Hmm, quick question: the key is :enabled: at the root level, right? Would it make more sense to have it under the :schedule: key or something?

Also, would you run into this issue if using a different file for the schedule? I'm thinking not since in that case each process would load it from the same file, but wanted to double-check. https://github.com/sidekiq-scheduler/sidekiq-scheduler#load-the-schedule-from-a-different-file

Thanks!

@ibrahima Yes, it is at the root level. In this PR #412 we're going to move it to the scheduler key, which still is kind of root level. Moving under the schedule config doesn't "solves" the problem, since you still have to define it, right? I think what was expected was sidekiq-scheduler being disabled if no schedules key is present, but I think that is a bit dangerous (breaking change btw) since some people may be doing things with the assumption the scheduler will be enabled if not explicitly disabled.

Yes, it will because the issue is the schedules key in Redis being the same. If the docs are not clear about that, we can definitely improve them, but I think we should keep it clear that if you have to do that, you want to disable the scheduler explicitly.

Ah yeah that makes sense re: the "root" key.

So just to confirm: If I am loading the Sidekiq-scheduler config from a different file, all of my Sidekiq processes will have the same sidekiq-scheduler config, even if they have different Sidekiq configs.
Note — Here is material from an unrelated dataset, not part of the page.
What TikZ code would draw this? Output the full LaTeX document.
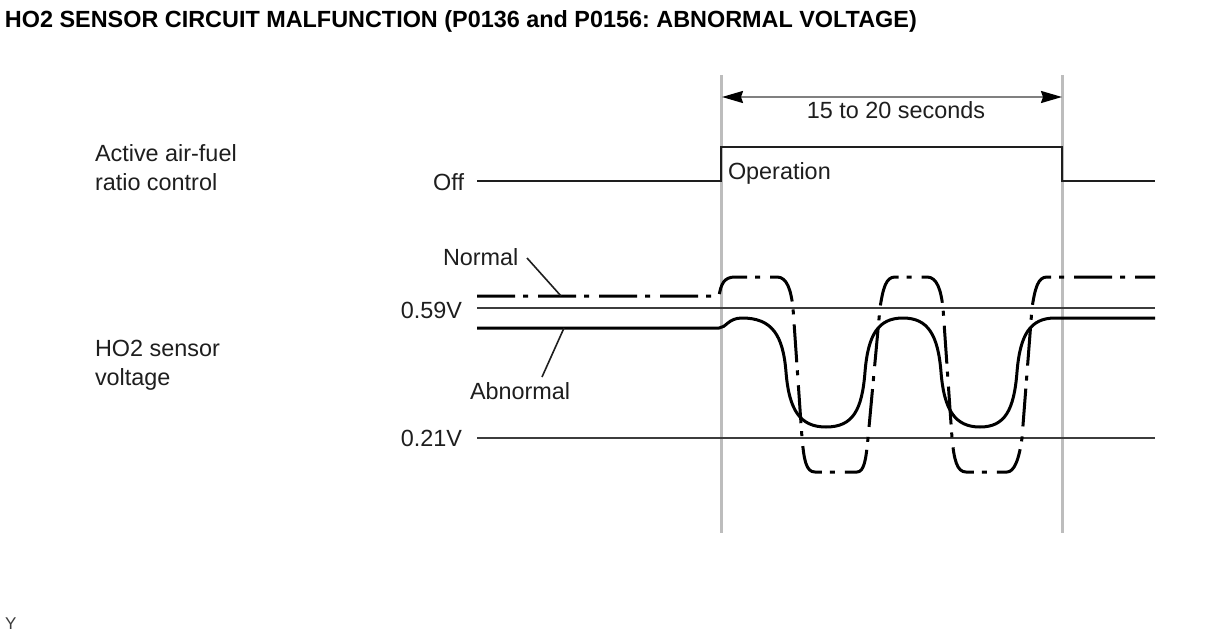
\documentclass[tikz,border=0pt]{standalone}
\usepackage{fontspec}
\setmainfont{Liberation Sans}
\usetikzlibrary{arrows.meta}
\definecolor{txt}{HTML}{1E1E1E}
\definecolor{guide}{HTML}{BDBDBD}
\definecolor{ref}{HTML}{3C3C3C}
\definecolor{dimc}{HTML}{808080}
\frenchspacing
\begin{document}
\begin{tikzpicture}[x=1pt,y=-1pt,
  lbl/.style={inner sep=0pt,outer sep=0pt,text=txt,font=\fontsize{23.4}{29}\selectfont},
  ttl/.style={inner sep=0pt,outer sep=0pt,text=black,font=\fontsize{23.4}{29}\selectfont\bfseries},
  guideline/.style={draw=guide,line width=3pt},
  refline/.style={draw=ref,line width=2pt},
  pulse/.style={draw=txt,line width=2pt},
  abnwave/.style={draw=black,line width=3pt},
  norwave/.style={draw=black,line width=3pt,dash pattern=on 38pt off 8pt on 5pt off 10pt},
  leader/.style={draw=txt,line width=1.6pt},
  dimline/.style={draw=dimc,line width=2pt,
    {Stealth[length=21pt,width=12pt,inset=2pt,black]}-{Stealth[length=21pt,width=12pt,inset=2pt,black]}}]
\useasboundingbox (0,0) rectangle (1212,634);
\fill[white] (0,0) rectangle (1212,634);

% title and footnote mark
\node[ttl,anchor=base west] (title) at (5,28) {HO2 SENSOR CIRCUIT MALFUNCTION (P0136 and P0156: ABNORMAL VOLTAGE)};
\node[inner sep=0pt,anchor=base west,text=ref,font=\fontsize{17}{19}\selectfont] (ymark) at (5,629) {Y};

% vertical guide lines
\coordinate (gL1) at (721,75);  \coordinate (gL2) at (721,533);
\coordinate (gR1) at (1062,75); \coordinate (gR2) at (1062,533);
\draw[guideline] (gL1) -- (gL2);
\draw[guideline] (gR1) -- (gR2);

% duration dimension
\coordinate (dL) at (722,97); \coordinate (dR) at (1062,97);
\draw[dimline] (dL) -- (dR);
\node[lbl,anchor=base] (dur) at (896,118) {15 to 20 seconds};

% active air-fuel ratio control
\node[lbl,anchor=base west] (afr1) at (95,161) {Active air-fuel};
\node[lbl,anchor=base west] (afr2) at (95,190) {ratio control};
\node[lbl,anchor=base east] (off) at (464,190) {Off};
\node[lbl,anchor=base west] (oper) at (728,179) {Operation};
\draw[pulse] (477,181) -- (721,181) -- (721,147) -- (1062,147) -- (1062,181) -- (1155,181);

% HO2 sensor voltage
\node[lbl,anchor=base west] (ho1) at (95,356) {HO2 sensor};
\node[lbl,anchor=base west] (ho2) at (95,385) {voltage};
\node[lbl,anchor=base east] (v59) at (462,318) {0.59V};
\node[lbl,anchor=base east] (v21) at (462,446) {0.21V};
\coordinate (r59a) at (477,308); \coordinate (r59b) at (1155,308);
\coordinate (r21a) at (477,438); \coordinate (r21b) at (1155,438);
\draw[refline] (r59a) -- (r59b);
\draw[refline] (r21a) -- (r21b);

% normal waveform (dash-dot)
\draw[norwave] (477,296) -- (719,296)
  .. controls (721,284) and (724,277) .. (735,277) -- (777,277)
  .. controls (787,277) and (791,290) .. (793,308) -- (802,438)
  .. controls (804,460) and (806,472) .. (815,472) -- (857,472)
  .. controls (864,472) and (866,460) .. (868,438) -- (880,308)
  .. controls (883,288) and (886,277) .. (895,277) -- (927,277)
  .. controls (937,277) and (941,290) .. (943,308) -- (952,438)
  .. controls (954,460) and (957,472) .. (966,472) -- (1007,472)
  .. controls (1014,472) and (1019,460) .. (1022,438) -- (1032,308)
  .. controls (1035,288) and (1038,277) .. (1047,277) -- (1155,277);

% abnormal waveform (solid)
\draw[abnwave] (477,328) -- (719,328)
  .. controls (726,328) and (728,318) .. (742,318)
  .. controls (772,318) and (783,335) .. (786,372)
  .. controls (789,410) and (800,427) .. (826,427)
  .. controls (853,427) and (862,410) .. (865,372)
  .. controls (868,335) and (878,318) .. (903,318)
  .. controls (928,318) and (938,335) .. (941,372)
  .. controls (944,410) and (955,427) .. (980,427)
  .. controls (1005,427) and (1014,410) .. (1017,372)
  .. controls (1020,335) and (1030,318) .. (1055,318)
  -- (1155,318);

% labels with leaders
\node[lbl,anchor=base west] (nor) at (443,265) {Normal};
\node[lbl,anchor=base west] (abn) at (470,399) {Abnormal};
\coordinate (norA) at (527,258); \coordinate (norB) at (561,296);
\coordinate (abnA) at (542,377); \coordinate (abnB) at (564,328);
\draw[leader] (norA) -- (norB);
\draw[leader] (abnA) -- (abnB);
\end{tikzpicture}
\end{document}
This is different from some processes having a config defined and some having :enabled: false set since in the latter case not all processes load the config. But will loading the config from a different file cause any problems? Since each process will end up storing the same config over and over again it should be fine right? To me this seems to be the same as having multiple Sidekiq processes all using the same sidekiq.yml which defines the same schedule, which should be pretty normal. It's just that if we have multiple sidekiq yml config files then we run into this issue? Thanks for the clarification!